*Task goal:* Write out the listing, please, but only from its first line through the line containing "from matplotlib.patches import Polygon", exactly as given and without pictures.

....

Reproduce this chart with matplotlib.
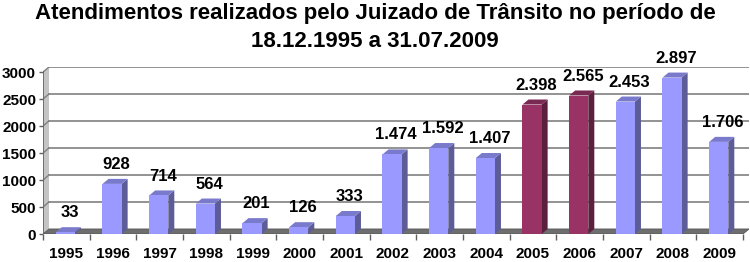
import numpy as np
import matplotlib
matplotlib.use("Agg")
import matplotlib.pyplot as plt
from matplotlib.patches import Polygon

# dados
anos = ["1995", "1996", "1997", "1998", "1999", "2000", "2001", "2002",
        "2003", "2004", "2005", "2006", "2007", "2008", "2009"]
atendimentos = [33, 928, 714, 564, 201, 126, 333, 1474,
                1592, 1407, 2398, 2565, 2453, 2897, 1706]
destaque = ["2005", "2006"]
yticks = [0, 500, 1000, 1500, 2000, 2500, 3000]

plt.rcParams['font.family'] = ['Liberation Sans', 'DejaVu Sans']
plt.rcParams['font.weight'] = 'bold'

fig = plt.figure(figsize=(7.5, 2.62), dpi=100)
ax = fig.add_axes([43 / 750, (262 - 234) / 262, (749 - 43) / 750, (234 - 67) / 262])

n = len(anos)
dx = 0.1286   # profundidade 3D em x (dados)
dy = 93.0     # profundidade 3D em y (dados)
ymax = 3000

ax.set_xlim(-0.5, n - 0.5 + dx)
ax.set_ylim(0, ymax + dy)
for s in ax.spines.values():
    s.set_visible(False)

# parede esquerda
ax.add_patch(Polygon([(-0.5, 0), (-0.5 + dx, dy), (-0.5 + dx, ymax + dy), (-0.5, ymax)],
                     closed=True, facecolor="#c4c4c4", edgecolor="none", zorder=1))
# piso
ax.add_patch(Polygon([(-0.5, 0), (n - 0.5, 0), (n - 0.5 + dx, dy), (-0.5 + dx, dy)],
                     closed=True, facecolor="#6e6e6e", edgecolor="#555555", lw=0.6, zorder=2))

# linhas de grade (parede de fundo e parede esquerda)
for v in yticks[1:]:
    ax.plot([-0.5 + dx, n - 0.5 + dx], [v + dy, v + dy], color="#808080", lw=1.2, zorder=1.5)
    ax.plot([-0.5, -0.5 + dx], [v, v + dy], color="#808080", lw=1.0, zorder=1.5)
ax.plot([-0.5, -0.5], [0, ymax], color="#606060", lw=1.2, zorder=3)

# barras 3D
w = 0.41
for i, (ano, v) in enumerate(zip(anos, atendimentos)):
    if ano in destaque:
        frente, lado, topo = "#993366", "#5c1f3d", "#7a2952"
    else:
        frente, lado, topo = "#9999ff", "#5c5c99", "#7a7acc"
    x0 = i - 0.02 - w / 2
    x1 = x0 + w
    ax.add_patch(Polygon([(x1, 0), (x1 + dx, dy), (x1 + dx, v + dy), (x1, v)],
                         closed=True, facecolor=lado, edgecolor="none", zorder=4))
    ax.add_patch(Polygon([(x0, v), (x1, v), (x1 + dx, v + dy), (x0 + dx, v + dy)],
                         closed=True, facecolor=topo, edgecolor="none", zorder=4))
    ax.bar(x0, v, width=w, align="edge", color=frente, edgecolor="none", zorder=5)
    rotulo = f"{v:,}".replace(",", ".")
    ax.annotate(rotulo, (i + 0.07, v), xytext=(0, 14), textcoords="offset points",
                ha="center", va="center", fontsize=12, fontweight="bold", zorder=6)

# eixos
ax.set_yticks(yticks)
ax.set_yticklabels([str(v) for v in yticks], fontsize=11, fontweight="bold")
ax.tick_params(axis="y", length=3, width=1, color="#606060", pad=2)
ax.set_xticks(range(n))
ax.set_xticklabels(anos, fontsize=11, fontweight="bold")
ax.tick_params(axis="x", which="major", length=0, pad=9)
ax.set_xticks(np.arange(-0.5, n, 1.0), minor=True)
ax.tick_params(axis="x", which="minor", length=4, width=1, color="#606060")

fig.text(0.5, 1 - 13 / 262, "Atendimentos realizados pelo Juizado de Trânsito no período de",
         ha="center", va="center", fontsize=16, fontweight="bold")
fig.text(0.5, 1 - 42 / 262, "18.12.1995 a 31.07.2009",
         ha="center", va="center", fontsize=16, fontweight="bold")

fig.savefig("out.png", dpi=100)
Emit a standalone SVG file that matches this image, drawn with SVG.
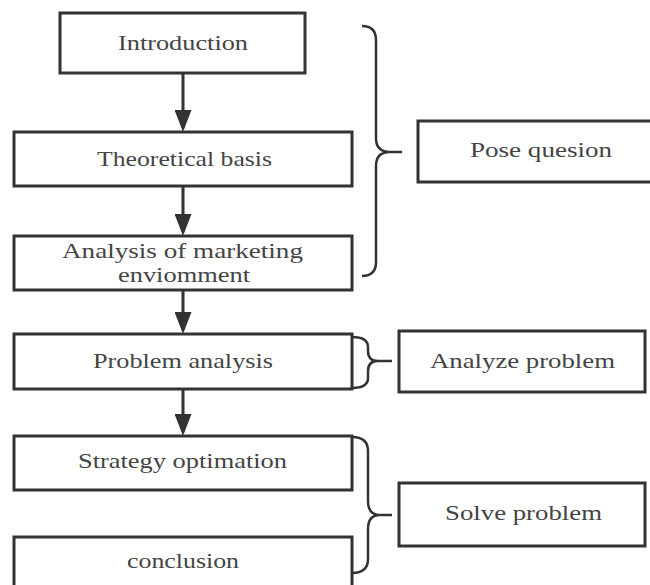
<svg xmlns="http://www.w3.org/2000/svg" width="650" height="585" viewBox="0 0 650 585">
  <style>
    .box { fill: #ffffff; stroke: #333333; stroke-width: 3; }
    .lbl { font-family: "Liberation Serif", "Times New Roman", serif; font-size: 21px; fill: #444444; }
    .flow { stroke: #333333; stroke-width: 3; fill: none; }
    .brace { stroke: #333333; stroke-width: 2.5; fill: none; }
  </style>
  <defs>
    <marker id="head" viewBox="0 0 22 17" refX="18" refY="8.5" markerWidth="22" markerHeight="17" markerUnits="userSpaceOnUse" orient="auto">
      <path d="M0,0 L22,8.5 L0,17 Z" fill="#333333"/>
    </marker>
  </defs>
  <rect width="650" height="585" fill="#ffffff"/>

  <!-- flow arrows and grouping braces -->
  <g id="connectors">
    <line class="flow" x1="183" y1="73" x2="183" y2="128" marker-end="url(#head)"/>
    <line class="flow" x1="183" y1="186" x2="183" y2="232" marker-end="url(#head)"/>
    <line class="flow" x1="183" y1="290" x2="183" y2="330" marker-end="url(#head)"/>
    <line class="flow" x1="183" y1="389" x2="183" y2="432" marker-end="url(#head)"/>
    <path class="brace" d="M362,26 Q376,26 376,40 V138 Q376,152 390,152 H402 M390,152 Q376,152 376,166 V262 Q376,276 362,276"/>
    <path class="brace" d="M352,337 Q368,337 368,347 V351 Q368,361 378,361 H392 M378,361 Q368,361 368,371 V378 Q368,388 352,388"/>
    <path class="brace" d="M352,437 Q368,437 368,451 V501 Q368,515 380,515 H392 M380,515 Q368,515 368,529 V559 Q368,573 352,573"/>
  </g>

  <g id="introduction">
    <rect class="box" x="60" y="13" width="245" height="60"/>
    <text class="lbl" x="118" y="50" textLength="130" lengthAdjust="spacingAndGlyphs">Introduction</text>
  </g>
  <g id="theoretical-basis">
    <rect class="box" x="14" y="132" width="338" height="54"/>
    <text class="lbl" x="97" y="166" textLength="175" lengthAdjust="spacingAndGlyphs">Theoretical basis</text>
  </g>
  <g id="marketing-analysis">
    <rect class="box" x="14" y="236" width="338" height="54"/>
    <text class="lbl" x="62" y="258" textLength="241" lengthAdjust="spacingAndGlyphs">Analysis of  marketing</text>
    <text class="lbl" x="118" y="282" textLength="132" lengthAdjust="spacingAndGlyphs">enviomment</text>
  </g>
  <g id="problem-analysis">
    <rect class="box" x="14" y="334" width="338" height="55"/>
    <text class="lbl" x="93" y="368" textLength="180" lengthAdjust="spacingAndGlyphs">Problem analysis</text>
  </g>
  <g id="strategy-optimation">
    <rect class="box" x="14" y="436" width="338" height="54"/>
    <text class="lbl" x="78" y="468" textLength="209" lengthAdjust="spacingAndGlyphs">Strategy optimation</text>
  </g>
  <g id="conclusion">
    <rect class="box" x="14" y="537" width="338" height="60"/>
    <text class="lbl" x="127" y="568" textLength="112" lengthAdjust="spacingAndGlyphs">conclusion</text>
  </g>

  <g id="pose-question">
    <rect class="box" x="418" y="121" width="240" height="61"/>
    <text class="lbl" x="470" y="157" textLength="142" lengthAdjust="spacingAndGlyphs">Pose quesion</text>
  </g>
  <g id="analyze-problem">
    <rect class="box" x="399" y="331" width="246" height="61"/>
    <text class="lbl" x="430" y="368" textLength="185" lengthAdjust="spacingAndGlyphs">Analyze problem</text>
  </g>
  <g id="solve-problem">
    <rect class="box" x="399" y="483" width="246" height="63"/>
    <text class="lbl" x="445" y="520" textLength="157" lengthAdjust="spacingAndGlyphs">Solve problem</text>
  </g>
</svg>
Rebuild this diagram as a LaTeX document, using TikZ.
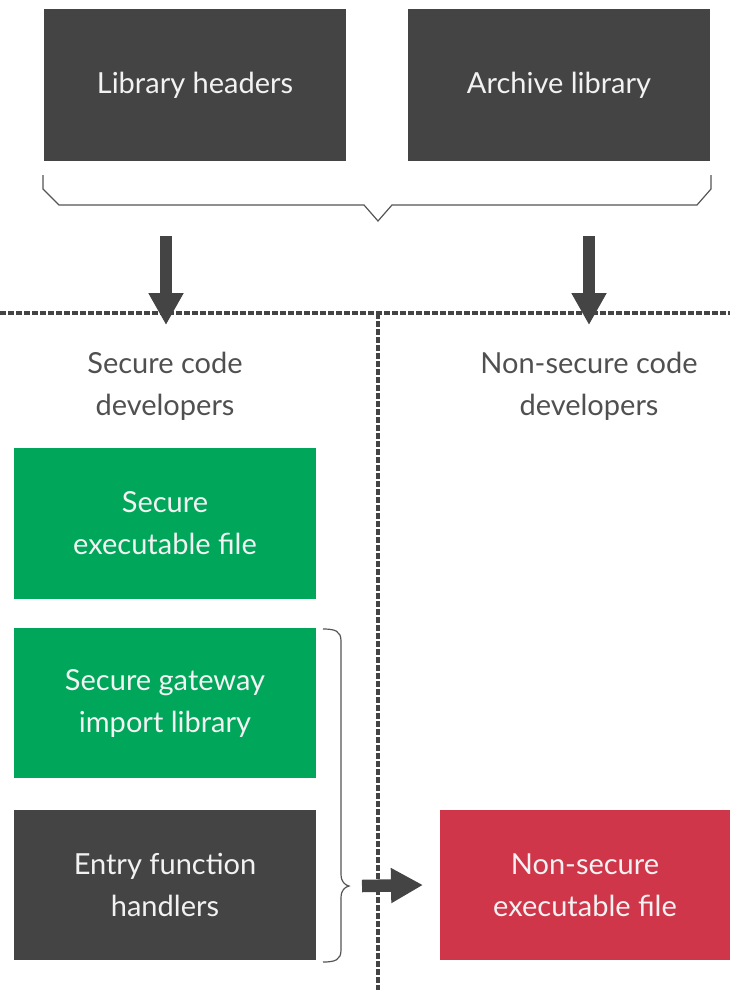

....

*Final answer:*
Reproduce this chart with matplotlib.
import numpy as np
import matplotlib
matplotlib.use("Agg")
import matplotlib.pyplot as plt
from matplotlib.patches import Polygon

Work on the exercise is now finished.